For decades, the international consensus supported a two-state solution based on the 1967 borders. However, the continued expansion of settlements, the construction of the separation barrier, and the failure of the Oslo process have led many observers to conclude that the two-state solution is no longer viable on the ground. The alternative is a de facto one-state reality, where Israel controls the entire territory from the Jordan River to the Mediterranean Sea. This reality presents a fundamental challenge: how to reconcile a Jewish state with full democratic rights for all inhabitants. This central dilemma is at the heart of the current deadlock.

The Human and Economic Dimensions

Civilians Under Occupation and Conflict

The human cost of the conflict is staggering. For Palestinians in the West Bank, daily life involves navigating a complex system of checkpoints, land confiscations, home demolitions, and the constant presence of the Israeli military.
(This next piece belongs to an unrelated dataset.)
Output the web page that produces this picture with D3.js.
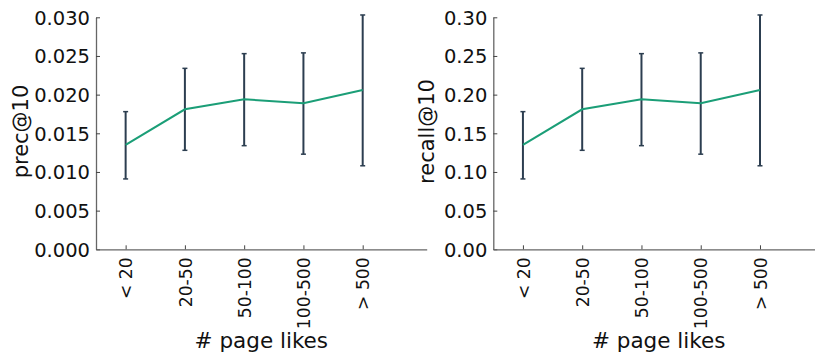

In Gaza, the blockade creates a sense of collective imprisonment and dependency on international aid. For Israelis, the conflict means living under the threat of rocket attacks from Gaza, stabbings, and vehicle attacks. The economic disruption caused by the conflict is severe, with the Palestinian economy heavily reliant on international aid and permits to work in Israel. The psychological trauma of the conflict affects generations on both sides, fueling deep-seated narratives of victimhood and mistrust.

Water and Resource Rights

Control over natural resources, particularly water, is a critical element of the conflict. The Mountain Aquifer, which lies mostly under the West Bank, is a major water source for both Israelis and Palestinians. The Oslo Accords gave Israel significant control over water management in the West Bank. This has led to vast disparities in water consumption. Israeli settlers often have plentiful water for agriculture and private pools, while nearby Palestinian villages face severe shortages, particularly during the summer months. This inequality is a source of deep resentment and a significant barrier to the economic viability of a future Palestinian state.

The Path Forward: Is a Resolution Possible?

The Israel-Palestine conflict remains one of the world's most intractable problems. A comprehensive peace agreement requires addressing the core issues: final borders, the fate of settlements, the status of Jerusalem, security arrangements, and the refugee question. While the international community formally supports a two-state solution, the political will to achieve it has eroded significantly. The cycle of violence, occupation, and political extremism on both sides makes the prospect of a negotiated settlement seem distant.

Efforts by civil society, track-two diplomacy, and international organizations continue to build bridges and keep the hope of peace alive. However, without a fundamental shift in political leadership and a willingness to confront the core narratives on both sides, a durable resolution remains elusive. The alternative—an endless cycle of violence, occupation, and suffering—is the grim reality that neither side can afford to accept permanently. The choice remains between the difficult compromises of a negotiated peace and the devastating consequences of the status quo.